** BEGIN INPUT DATA **

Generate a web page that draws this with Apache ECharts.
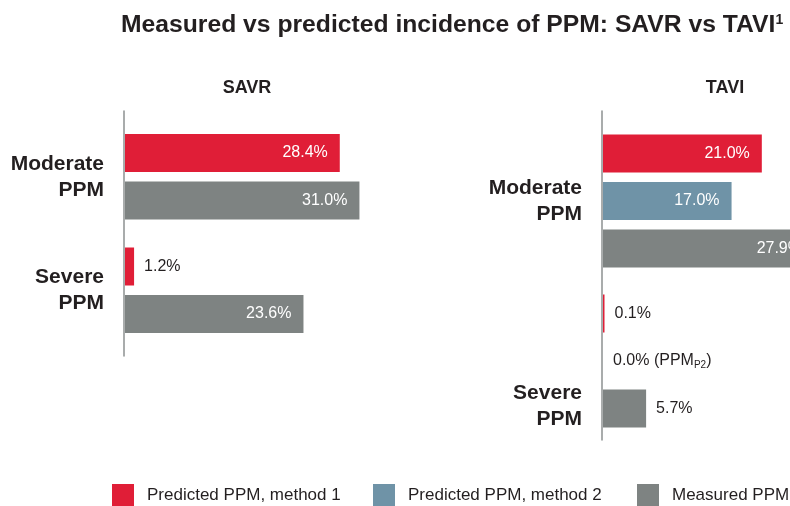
<!DOCTYPE html>
<html>
<head>
<meta charset="utf-8">
<script src="https://cdn.jsdelivr.net/npm/echarts@6/dist/echarts.min.js"></script>
<style>html,body{margin:0;padding:0;background:#fff;}#c{width:790px;height:506px;}</style>
</head>
<body>
<div id="c"></div>
<script>
// ---- data ----
const categories = ['Moderate\nPPM', 'Severe\nPPM'];
const seriesNames = ['Predicted PPM, method 1', 'Predicted PPM, method 2', 'Measured PPM'];
const savrMethod1 = [28.4, 1.2];
const savrMeasured = [31.0, 23.6];
const taviMethod1 = [21.0, 0.1];
const taviMethod2 = [17.0, 0.0];
const taviMeasured = [27.9, 5.7];
const taviMethod2Notes = ['', ' ({n|PPM}{sub|P2}{n|)}'];

const colors = ['#e01e37', '#6f93a7', '#7e8382'];
const dark = '#231f20';
const FONT = 'Liberation Sans';

function labelled(values, notes) {
  return values.map((v, i) => {
    const inside = v >= 10;
    return {
      value: v,
      label: {
        show: true,
        position: inside ? 'insideRight' : 'right',
        distance: inside ? 12 : 10,
        color: inside ? '#ffffff' : dark,
        fontSize: 16,
        fontFamily: FONT,
        formatter: '{n|' + v.toFixed(1) + '%}' + (notes ? notes[i] : ''),
        rich: {
          n: { fontSize: 16, fontFamily: FONT, color: inside ? '#ffffff' : dark },
          sub: { fontSize: 10, fontFamily: FONT, color: dark, padding: [8, 0, 0, 0] }
        }
      }
    };
  });
}

function barSeries(name, values, axisIdx, colorIdx, notes, minLen) {
  return {
    name: name,
    type: 'bar',
    xAxisIndex: axisIdx,
    yAxisIndex: axisIdx,
    data: labelled(values, notes),
    barWidth: 38,
    barGap: '25%',
    barMinHeight: minLen || 0,
    clip: false,
    itemStyle: { color: colors[colorIdx] },
    silent: true
  };
}

const chart = echarts.init(document.getElementById('c'), null, { renderer: 'canvas' });

const hiddenX = (i) => ({ type: 'value', gridIndex: i, min: 0, max: 32, show: false });
const labelAxis = (i, padSevere) => ({
  type: 'category', gridIndex: i, inverse: true,
  data: categories,
  axisLine: { show: false }, axisTick: { show: false }, splitLine: { show: false },
  axisLabel: {
    margin: 21, fontSize: 21, fontWeight: 'bold', fontFamily: FONT, color: dark, lineHeight: 26, align: 'right',
    formatter: (v) => {
      const lines = v.split('\n').map(s => '{b|' + s + '}').join('\n');
      return (padSevere && v === categories[1]) ? '{g| }\n' + lines : lines;
    },
    rich: {
      b: { fontSize: 21, fontWeight: 'bold', fontFamily: FONT, color: dark, lineHeight: 26 },
      g: { fontSize: 10, lineHeight: 90 }
    }
  }
});
const lineAxis = (i) => ({
  type: 'value', gridIndex: i, min: 0, max: 1,
  axisLine: { show: true, lineStyle: { color: '#8c9191', width: 1.5 } },
  axisTick: { show: false }, axisLabel: { show: false }, splitLine: { show: false }
});
const legendItem = (k, left) => ({
  left: left, top: 484, padding: 0,
  icon: 'rect', itemWidth: 22, itemHeight: 22,
  data: [seriesNames[k]],
  textStyle: { fontSize: 17, fontFamily: FONT, color: dark, padding: [0, 0, 0, 8] },
  selectedMode: false
});

chart.setOption({
  animation: false,
  backgroundColor: '#ffffff',
  color: colors,
  title: [
    {
      left: 116, top: 8,
      text: '{t|Measured vs predicted incidence of PPM: SAVR vs TAVI}{s|1}',
      textStyle: {
        rich: {
          t: { fontSize: 24.7, fontWeight: 'bold', fontFamily: FONT, color: dark },
          s: { fontSize: 14, fontWeight: 'bold', fontFamily: FONT, color: dark, padding: [0, 0, 10, 0] }
        }
      }
    },
    { left: 242, top: 74, textAlign: 'center', text: 'SAVR', textStyle: { fontSize: 18, fontWeight: 'bold', fontFamily: FONT, color: dark } },
    { left: 720, top: 74, textAlign: 'center', text: 'TAVI', textStyle: { fontSize: 18, fontWeight: 'bold', fontFamily: FONT, color: dark } }
  ],
  legend: [legendItem(0, 112), legendItem(1, 373), legendItem(2, 637)],
  grid: [
    { left: 125, top: 120, width: 242, height: 227, outerBoundsMode: 'none', containLabel: false },
    { left: 124, top: 111, width: 242, height: 245, outerBoundsMode: 'none', containLabel: false },
    { left: 603, top: 121, width: 242, height: 320, outerBoundsMode: 'none', containLabel: false },
    { left: 602, top: 111, width: 242, height: 329, outerBoundsMode: 'none', containLabel: false }
  ],
  xAxis: [hiddenX(0), hiddenX(1), hiddenX(2), hiddenX(3)],
  yAxis: [labelAxis(0, false), lineAxis(1), labelAxis(2, true), lineAxis(3)],
  series: [
    barSeries(seriesNames[0], savrMethod1, 0, 0),
    barSeries(seriesNames[2], savrMeasured, 0, 2),
    barSeries(seriesNames[0], taviMethod1, 2, 0, null, 1.5),
    barSeries(seriesNames[1], taviMethod2, 2, 1, taviMethod2Notes),
    barSeries(seriesNames[2], taviMeasured, 2, 2)
  ]
});
</script>
</body>
</html>
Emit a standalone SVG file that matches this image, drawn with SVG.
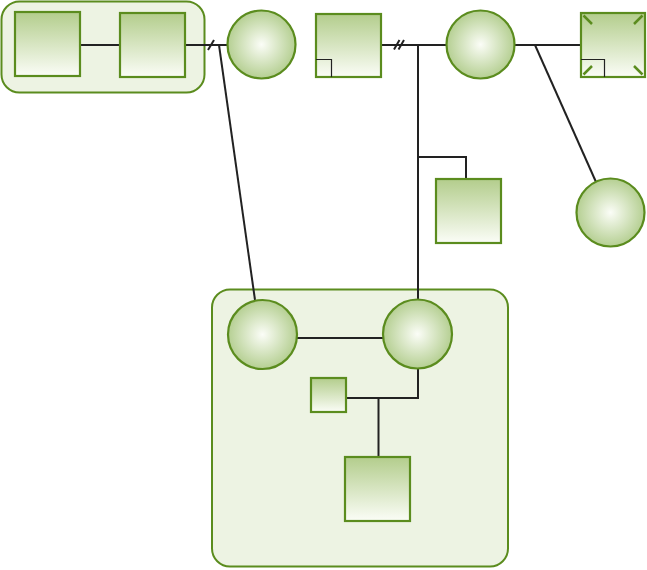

** END INPUT DATA **

▶ _YOUR GOAL_
Images should not appear in the copy; retype the listing above exactly.

▶ _EXERCISE ANSWER_
Generate a web page that draws this with Apache ECharts.
<!DOCTYPE html>
<html>
<head>
<meta charset="utf-8">
<script src="https://cdn.jsdelivr.net/npm/echarts@6/dist/echarts.min.js"></script>
<style>html,body{margin:0;padding:0;background:#fff;}#c{width:790px;height:506px;}</style>
</head>
<body>
<div id="c"></div>
<script>
// ---- data ----
const categories = ['Moderate\nPPM', 'Severe\nPPM'];
const seriesNames = ['Predicted PPM, method 1', 'Predicted PPM, method 2', 'Measured PPM'];
const savrMethod1 = [28.4, 1.2];
const savrMeasured = [31.0, 23.6];
const taviMethod1 = [21.0, 0.1];
const taviMethod2 = [17.0, 0.0];
const taviMeasured = [27.9, 5.7];
const taviMethod2Notes = ['', ' ({n|PPM}{sub|P2}{n|)}'];

const colors = ['#e01e37', '#6f93a7', '#7e8382'];
const dark = '#231f20';
const FONT = 'Liberation Sans';

function labelled(values, notes) {
  return values.map((v, i) => {
    const inside = v >= 10;
    return {
      value: v,
      label: {
        show: true,
        position: inside ? 'insideRight' : 'right',
        distance: inside ? 12 : 10,
        color: inside ? '#ffffff' : dark,
        fontSize: 16,
        fontFamily: FONT,
        formatter: '{n|' + v.toFixed(1) + '%}' + (notes ? notes[i] : ''),
        rich: {
          n: { fontSize: 16, fontFamily: FONT, color: inside ? '#ffffff' : dark },
          sub: { fontSize: 10, fontFamily: FONT, color: dark, padding: [8, 0, 0, 0] }
        }
      }
    };
  });
}

function barSeries(name, values, axisIdx, colorIdx, notes, minLen) {
  return {
    name: name,
    type: 'bar',
    xAxisIndex: axisIdx,
    yAxisIndex: axisIdx,
    data: labelled(values, notes),
    barWidth: 38,
    barGap: '25%',
    barMinHeight: minLen || 0,
    clip: false,
    itemStyle: { color: colors[colorIdx] },
    silent: true
  };
}

const chart = echarts.init(document.getElementById('c'), null, { renderer: 'canvas' });

const hiddenX = (i) => ({ type: 'value', gridIndex: i, min: 0, max: 32, show: false });
const labelAxis = (i, padSevere) => ({
  type: 'category', gridIndex: i, inverse: true,
  data: categories,
  axisLine: { show: false }, axisTick: { show: false }, splitLine: { show: false },
  axisLabel: {
    margin: 21, fontSize: 21, fontWeight: 'bold', fontFamily: FONT, color: dark, lineHeight: 26, align: 'right',
    formatter: (v) => {
      const lines = v.split('\n').map(s => '{b|' + s + '}').join('\n');
      return (padSevere && v === categories[1]) ? '{g| }\n' + lines : lines;
    },
    rich: {
      b: { fontSize: 21, fontWeight: 'bold', fontFamily: FONT, color: dark, lineHeight: 26 },
      g: { fontSize: 10, lineHeight: 90 }
    }
  }
});
const lineAxis = (i) => ({
  type: 'value', gridIndex: i, min: 0, max: 1,
  axisLine: { show: true, lineStyle: { color: '#8c9191', width: 1.5 } },
  axisTick: { show: false }, axisLabel: { show: false }, splitLine: { show: false }
});
const legendItem = (k, left) => ({
  left: left, top: 484, padding: 0,
  icon: 'rect', itemWidth: 22, itemHeight: 22,
  data: [seriesNames[k]],
  textStyle: { fontSize: 17, fontFamily: FONT, color: dark, padding: [0, 0, 0, 8] },
  selectedMode: false
});

chart.setOption({
  animation: false,
  backgroundColor: '#ffffff',
  color: colors,
  title: [
    {
      left: 116, top: 8,
      text: '{t|Measured vs predicted incidence of PPM: SAVR vs TAVI}{s|1}',
      textStyle: {
        rich: {
          t: { fontSize: 24.7, fontWeight: 'bold', fontFamily: FONT, color: dark },
          s: { fontSize: 14, fontWeight: 'bold', fontFamily: FONT, color: dark, padding: [0, 0, 10, 0] }
        }
      }
    },
    { left: 242, top: 74, textAlign: 'center', text: 'SAVR', textStyle: { fontSize: 18, fontWeight: 'bold', fontFamily: FONT, color: dark } },
    { left: 720, top: 74, textAlign: 'center', text: 'TAVI', textStyle: { fontSize: 18, fontWeight: 'bold', fontFamily: FONT, color: dark } }
  ],
  legend: [legendItem(0, 112), legendItem(1, 373), legendItem(2, 637)],
  grid: [
    { left: 125, top: 120, width: 242, height: 227, outerBoundsMode: 'none', containLabel: false },
    { left: 124, top: 111, width: 242, height: 245, outerBoundsMode: 'none', containLabel: false },
    { left: 603, top: 121, width: 242, height: 320, outerBoundsMode: 'none', containLabel: false },
    { left: 602, top: 111, width: 242, height: 329, outerBoundsMode: 'none', containLabel: false }
  ],
  xAxis: [hiddenX(0), hiddenX(1), hiddenX(2), hiddenX(3)],
  yAxis: [labelAxis(0, false), lineAxis(1), labelAxis(2, true), lineAxis(3)],
  series: [
    barSeries(seriesNames[0], savrMethod1, 0, 0),
    barSeries(seriesNames[2], savrMeasured, 0, 2),
    barSeries(seriesNames[0], taviMethod1, 2, 0, null, 1.5),
    barSeries(seriesNames[1], taviMethod2, 2, 1, taviMethod2Notes),
    barSeries(seriesNames[2], taviMeasured, 2, 2)
  ]
});
</script>
</body>
</html>
Emit a standalone SVG file that matches this image, drawn with SVG.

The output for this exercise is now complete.